In a discrete $n$ dimensional vector space the Kronecker delta $\delta_{ij}$ is basically the $n \times n$ identity matrix. When generalizing from a discrete $n$ dimensional vector space to an infinite dimensional space of functions $f$ it seems natural to assume that the generalization of the Kronecker delta should be an identity operator
$$
\operatorname{I} f = f
$$
However it is said that the continuous generalization of the Kronecker delta is the Dirac delta function
$$
\int_{-\infty}^\infty \delta(x – y) f(x)\, dx = f(y)
$$
Why is that the case? What is "wrong" with the simple identity operator?

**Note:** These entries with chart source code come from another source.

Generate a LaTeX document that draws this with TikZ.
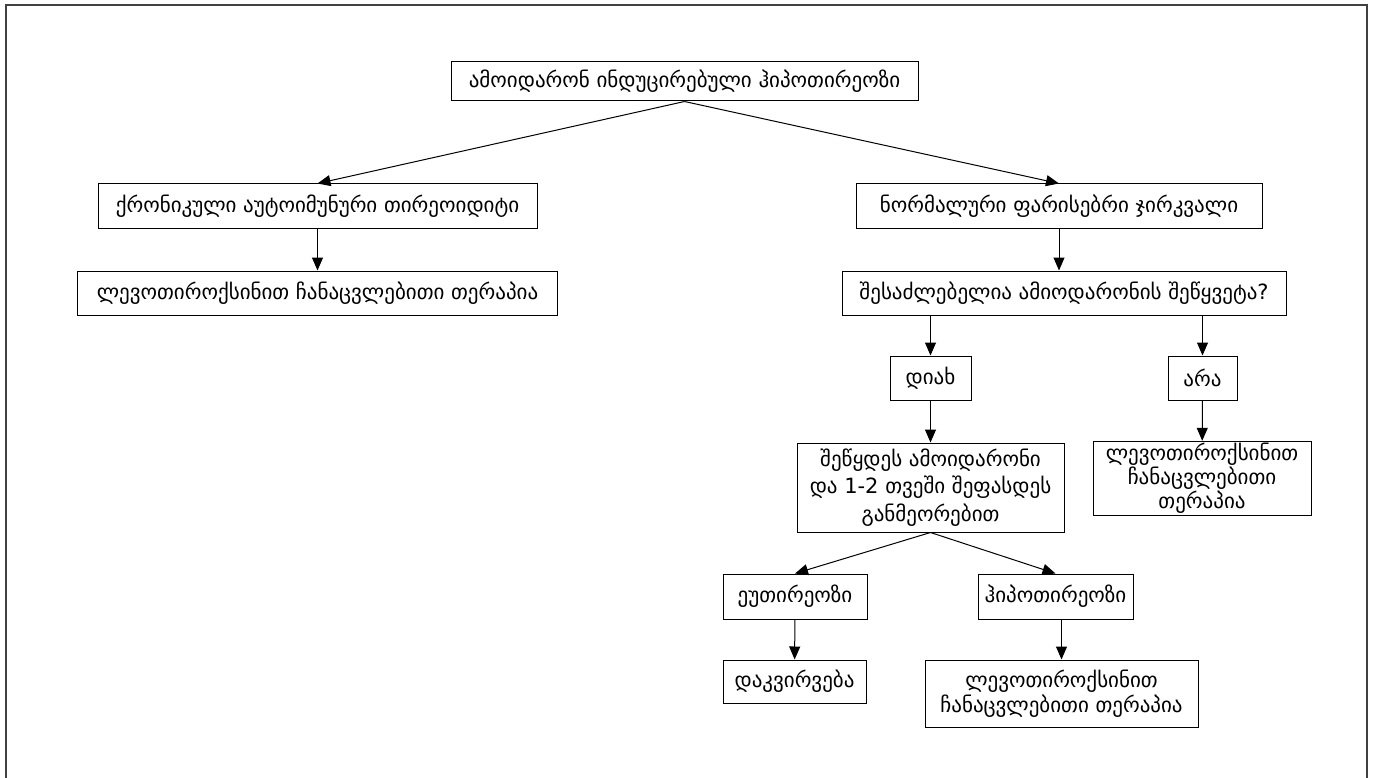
\documentclass[tikz,border=0pt]{standalone}
\usepackage{fontspec}
\setmainfont{DejaVu Sans}
\usetikzlibrary{arrows.meta,positioning}

\begin{document}
\begin{tikzpicture}[
  x=1pt, y=-1pt,
  box/.style={draw, line width=1pt, align=center, inner xsep=4pt,
    font=\fontsize{21}{27.5}\selectfont, minimum height=44pt},
  arrow/.style={-{Triangle[length=13pt, width=11pt]}, line width=1pt},
]
  \useasboundingbox (0,0) rectangle (1375,778);
  % Frame
  \draw[line width=2pt, black!75] (6,790) -- (6,5) -- (1367,5) -- (1367,790);

  % Top
  \node[box, minimum width=467pt, minimum height=39pt] (top) at (684.5,81.5) {ამოიდარონ ინდუცირებული ჰიპოთირეოზი};

  % Left branch
  \node[box, minimum width=439pt] (chronic) at (317.5,206) {ქრონიკული აუტოიმუნური თირეოიდიტი};
  \node[box, minimum width=480pt] (levoL) at (317.5,293) {ლევოთიროქსინით ჩანაცვლებითი თერაპია};

  % Right branch
  \node[box, minimum width=406pt] (normal) at (1059,206) {ნორმალური ფარისებრი ჯირკვალი};
  \node[box, minimum width=444pt] (question) at (1064,293) {შესაძლებელია ამიოდარონის შეწყვეტა?};
  \node[box, minimum width=81pt] (yes) at (930.5,378) {დიახ};
  \node[box, minimum width=69pt] (no) at (1202.5,378) {არა};
  \node[box, minimum width=267pt, minimum height=89pt] (stop) at (930.5,487.5) {შეწყდეს ამოიდარონი\\და 1-2 თვეში შეფასდეს\\განმეორებით};
  \node[box, minimum width=218pt, minimum height=71pt, inner ysep=2pt,
    font=\fontsize{21}{24}\selectfont] (levoR) at (1202,478.5) {ლევოთიროქსინით\\ჩანაცვლებითი\\თერაპია};

  % Outcomes
  \node[box, minimum width=144pt, minimum height=45pt] (euth) at (795,596.5) {ეუთირეოზი};
  \node[box, minimum width=155pt, minimum height=45pt] (hypo) at (1055.5,596.5) {ჰიპოთირეოზი};
  \node[box, minimum width=143pt, minimum height=43pt] (observe) at (794.5,681.5) {დაკვირვება};
  \node[box, minimum width=273pt, minimum height=67pt,
    font=\fontsize{21}{25}\selectfont] (levoB) at (1061.5,693.5) {ლევოთიროქსინით\\ჩანაცვლებითი თერაპია};

  % Arrows
  \draw[arrow] (top.south) -- (chronic.north);
  \draw[arrow] (top.south) -- (normal.north);
  \draw[arrow] (chronic) -- (levoL);
  \draw[arrow] (normal.south) -- (normal.south |- question.north);
  \draw[arrow] (question.south -| yes) -- (yes);
  \draw[arrow] (question.south -| no) -- (no);
  \draw[arrow] (yes) -- (stop);
  \draw[arrow] (no) -- (levoR);
  \draw[arrow] (stop.south) -- (euth.north);
  \draw[arrow] (stop.south) -- (hypo.north);
  \draw[arrow] (euth) -- (observe);
  \draw[arrow] (hypo.south -| levoB) -- (levoB);
\end{tikzpicture}
\end{document}
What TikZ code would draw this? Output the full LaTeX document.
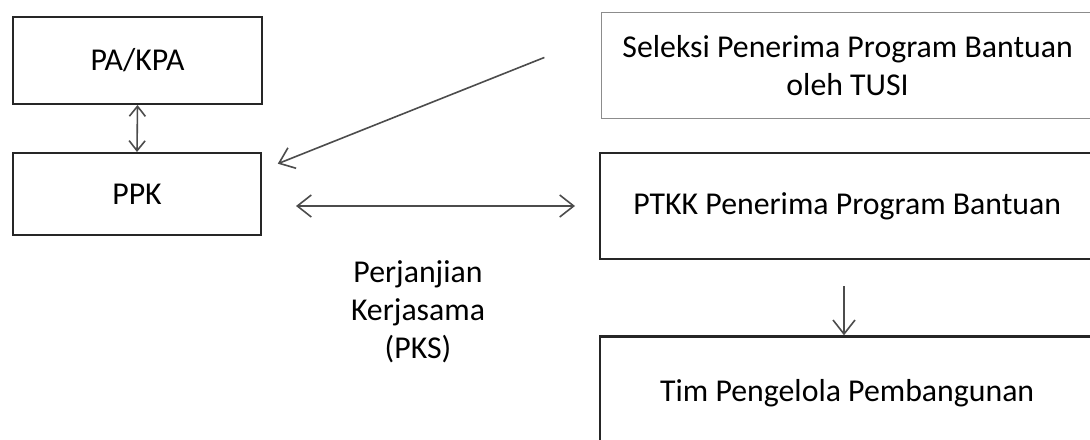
\documentclass[tikz,border=0pt]{standalone}
\usepackage{fontspec}
\setmainfont{Carlito}
\usepackage{tikz}
\usetikzlibrary{calc, arrows.meta}

\begin{document}
\begin{tikzpicture}[x=0.5pt, y=-0.5pt,
    font=\fontsize{15.9}{19}\selectfont,
    box/.style={draw=black!85, line width=1pt, inner sep=0pt, align=center},
    link/.style={draw=black!70, line width=0.8pt},
    bigbarb/.tip={Straight Barb[length=7pt, width=11pt, line width=0.8pt]},
    smallbarb/.tip={Straight Barb[length=5pt, width=8pt, line width=0.8pt]}]
      \clip (0,0) rectangle (1090,439);%
      \fill[white] (0,0) rectangle (1090,439);%

      % left column
      \node[box, minimum width=124.5pt, minimum height=43.5pt] (pa) at (137.5,60.5) {PA/KPA};%
      \node[box, minimum width=124pt, minimum height=41pt] (ppk) at (137,194) {PPK};%

      % right column (cut off at the right)
      \node[box, draw=black!45, line width=0.6pt, minimum width=254pt, minimum height=53pt, anchor=west] (sel) at (601,65.5)
        {\hspace*{-8pt}Seleksi Penerima Program Bantuan\\\hspace*{-8pt}oleh TUSI};%
      \node[box, line width=1.2pt, minimum width=254pt, minimum height=53pt, anchor=west] (ptkk) at (599,206)
        {\hspace*{-7pt}PTKK Penerima Program Bantuan};%
      \node[box, line width=1.2pt, minimum width=254pt, minimum height=56.5pt, anchor=west] (tim) at (599,393)
        {\hspace*{-7pt}Tim Pengelola Pembangunan};%

      \node[align=center] (pks) at (418,312) {Perjanjian\\Kerjasama\\(PKS)};%

      \coordinate (selA) at ($(sel.north west)+(0,23)$);%
      \coordinate (ppkA) at ($(ppk.north east)+(0,18)$);%

      \draw[link, smallbarb-smallbarb] (pa.south) -- (ppk.north);%
      \draw[link, -bigbarb, shorten >=8.5pt, shorten <=30.5pt] (selA) -- (ppkA);%
      \draw[link, bigbarb-bigbarb, shorten <=17pt, shorten >=12pt] (ppk.east |- ptkk) -- (ptkk.west);%
      \draw[link, -bigbarb, shorten <=13pt] (ptkk.south -| 844,0) -- (tim.north -| 844,0);%
    \end{tikzpicture}
\end{document}
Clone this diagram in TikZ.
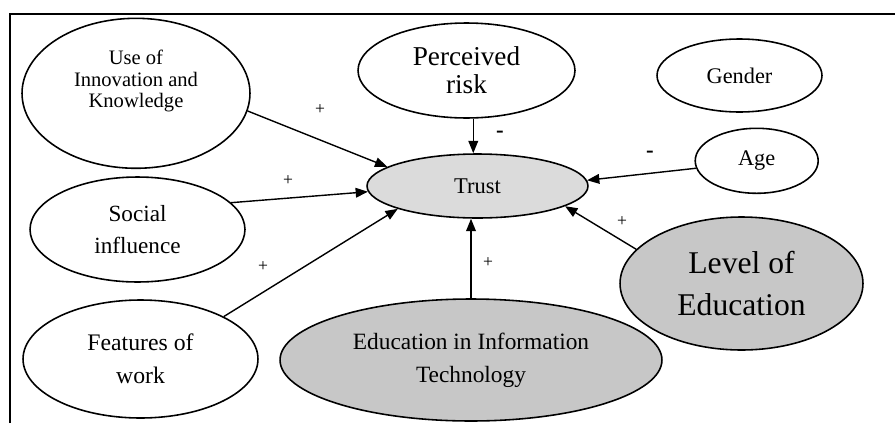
\documentclass[tikz,border=0pt]{standalone}
\usepackage{fontspec}
\setmainfont{Liberation Serif}
\usepackage{tikz}
\usetikzlibrary{shapes.geometric}
\usetikzlibrary{arrows.meta}
\definecolor{trustgray}{gray}{0.86}
\definecolor{edugray}{gray}{0.78}

\begin{document}
\begin{tikzpicture}[x=0.02cm,y=-0.02cm,
			var/.style={draw,ellipse,inner sep=0pt,line width=.9pt,align=center},
			link/.style={-{Triangle[length=7pt,width=5.5pt]},line width=.8pt},
			sgn/.style={inner sep=0pt,font=\fontsize{10}{10}\selectfont},
			neg/.style={inner sep=0pt,font=\bfseries\fontsize{13}{13}\selectfont}
			]
			\useasboundingbox (0,0) rectangle (895,423);
			\draw[line width=1pt] (10,423) -- (10,14) -- (895,14);
			%%%%%%%%%%%%%%%
			\node[var,minimum width=4.56cm,minimum height=3cm] (use) at (136,93.3) {};
			\node[align=center,inner sep=0pt,font=\fontsize{11.7}{12.5}\selectfont] (use-txt) at (136,81) {Use of\\Innovation and\\Knowledge};
			\node[var,minimum width=4.34cm,minimum height=1.9cm,font=\fontsize{15.5}{16}\selectfont] (risk) at (466.5,70.5) {Perceived\\risk};
			\node[var,minimum width=3.3cm,minimum height=1.46cm,font=\fontsize{12.7}{14}\selectfont] (gender) at (739.5,75.5) {Gender};
			\node[var,minimum width=2.46cm,minimum height=1.3cm,font=\fontsize{12.7}{14}\selectfont] (age) at (756.7,160.8) {Age};
			%%%%%%%%%%%%%%%
			\node[var,fill=trustgray,minimum width=4.42cm,minimum height=1.28cm,font=\fontsize{12.8}{14}\selectfont] (trust) at (477.5,186) {Trust};
			%%%%%%%%%%%%%%%
			\node[var,minimum width=4.3cm,minimum height=2.1cm,font=\fontsize{13.2}{18.1}\selectfont] (social) at (137.5,229.5) {Social\\influence};
			\node[var,minimum width=4.7cm,minimum height=2.36cm,font=\fontsize{13.5}{18.7}\selectfont] (work) at (140.5,359) {Features of\\work};
			\node[var,fill=edugray,minimum width=7.64cm,minimum height=2.44cm,font=\fontsize{13.3}{18.7}\selectfont] (eduit) at (471,360) {Education in Information\\Technology};
			\node[var,fill=edugray,minimum width=4.86cm,minimum height=2.66cm,font=\fontsize{18}{24.4}\selectfont] (level) at (741.5,283.5) {Level of\\Education};
			%%%%%%%%%%%%%%%
			\draw[link] (use.-9.5) -- (trust.168);
			\draw[link] (social.16.8) -- (trust.183.8);
			\draw[link] (work.27.8) -- (trust.196);
			\draw[link] (risk.-82) -- (risk.-82 |- trust.north);
			\draw[link] (age.187) -- (trust.3);
			\draw[link] (level.162.7) -- (trust.-13.8);
			\draw[link] (eduit.north) -- (eduit.north |- trust.south);
			%%%%%%%%%%%%%%%
			\node[sgn] (p-use) at (320,110) {+};
			\node[sgn] (p-social) at (288,181) {+};
			\node[sgn] (p-work) at (263,267) {+};
			\node[sgn] (p-eduit) at (488,263) {+};
			\node[sgn] (p-level) at (622,222) {+};
			\node[neg] (m-risk) at (500,134) {-};
			\node[neg] (m-age) at (650,154) {-};
		\end{tikzpicture}
\end{document}
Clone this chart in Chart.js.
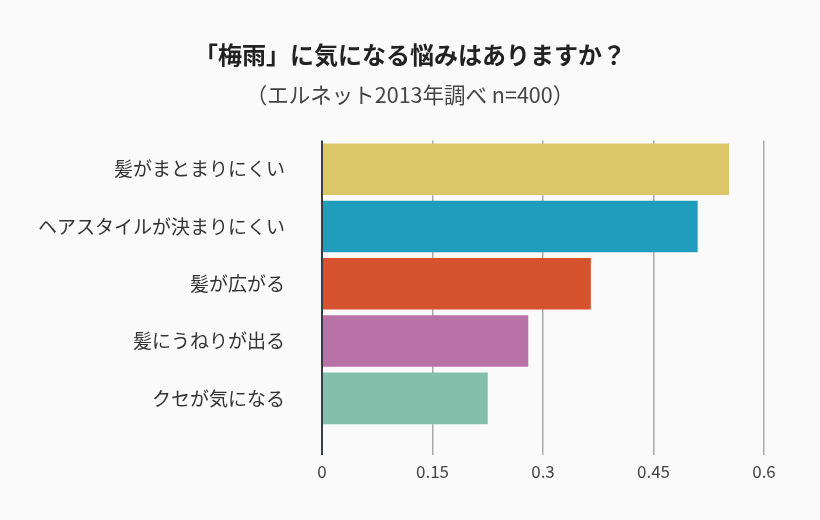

UPDATE: What I mean with "simple" identity operator is: Why is the identity operator not simply the scalar number "1", but the delta function instead?
UPDATE2: To make it more clear: Why is the continuous generalization of the Kronecker delta
$$
\int_{-\infty}^\infty \delta(x – y) f(x)\, dx = f(y)
$$
and not
$$
1 \cdot f(x) = f(x)
$$
?
Best Answer
The identity operator is the same in both cases.
For the discrete case $$ \sum_{j=1}^n \delta_{ij} x_j = x_i $$ and in terms of operators, $I(\mathbf{x}) = \mathbf x$ .
For the continuous case $$ \int_{-\infty}^\infty \delta(x - y) f(x)\, dx = f(y) $$ and in terms of operators $I(f) = f$.